Die Urteilsannahmen zur Gewerbsmäßigkeit blieben keineswegs unbegründet. Die Tatrichter leiteten diese vielmehr ‑ von der Rüge (nominell Z 10, der Sache nach Z 5 vierter Fall) prozessordnungswidrig übergangen ‑ aus der Vermögenslosigkeit des Beschwerdeführers, den raschen Einreisen in und Ausreisen aus dem Bundesgebiet, den zahlreichen Angriffen in einem engen zeitlichen Intervall und der äußerst geplanten Vorgangsweise ab (US 16), was unter dem Aspekt der Begründungstauglichkeit nicht zu beanstanden ist.

Mit der Behauptung zu geringer Gewichtung des Milderungsgrundes des bisher ordentlichen Lebenswandels des Angeklagten und Unangemessenheit der verhängten Freiheitsstrafe bringt die Sanktionsrüge (Z 11) bloß ein Berufungsvorbringen zur Darstellung.

Die unter dem Aspekt der Generalprävention erfolgte Bezugnahme auf die Einreise in das Bundesgebiet rein zu „kriminaltouristischen Zwecken“ bewirkt ‑ ihrem Standpunkt zuwider ‑ keinen unvertretbaren Verstoß gegen Bestimmungen über die Strafbemessung (

Z 11 dritter Fall) und stellt daher den in Anspruch genommenen Nichtigkeitsgrund nicht her (vgl dazu schon 12 Os 78/06x).

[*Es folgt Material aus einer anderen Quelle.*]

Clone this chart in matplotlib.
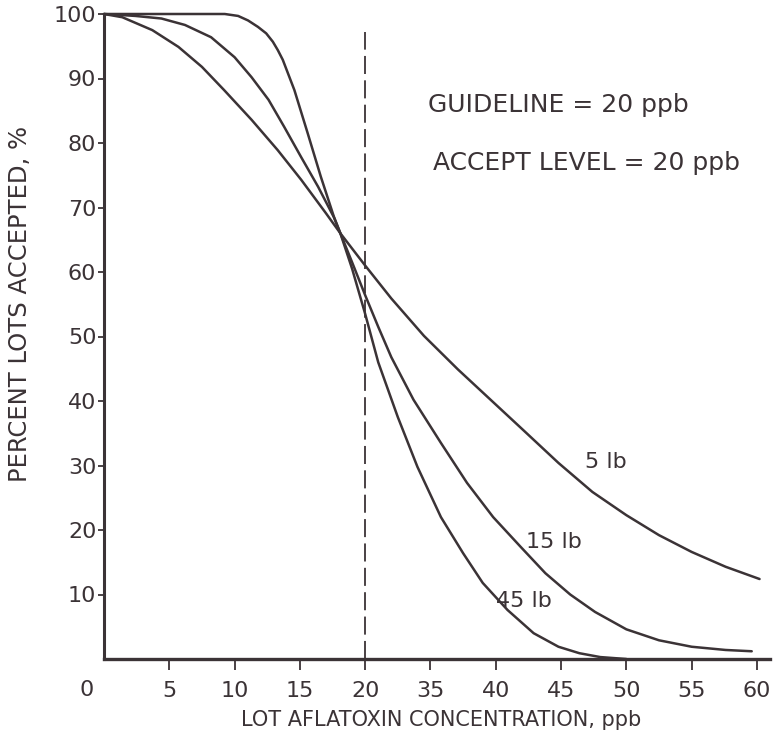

Die Nichtigkeitsbeschwerde war daher bereits bei der nichtöffentlichen Beratung sofort zurückzuweisen (§ 285d Abs 1 StPO), woraus die Kompetenz des Oberlandesgerichts zur Entscheidung über die Berufung folgt (§ 285i StPO).

Die Kostenersatzpflicht beruht auf § 390a Abs 1 StPO.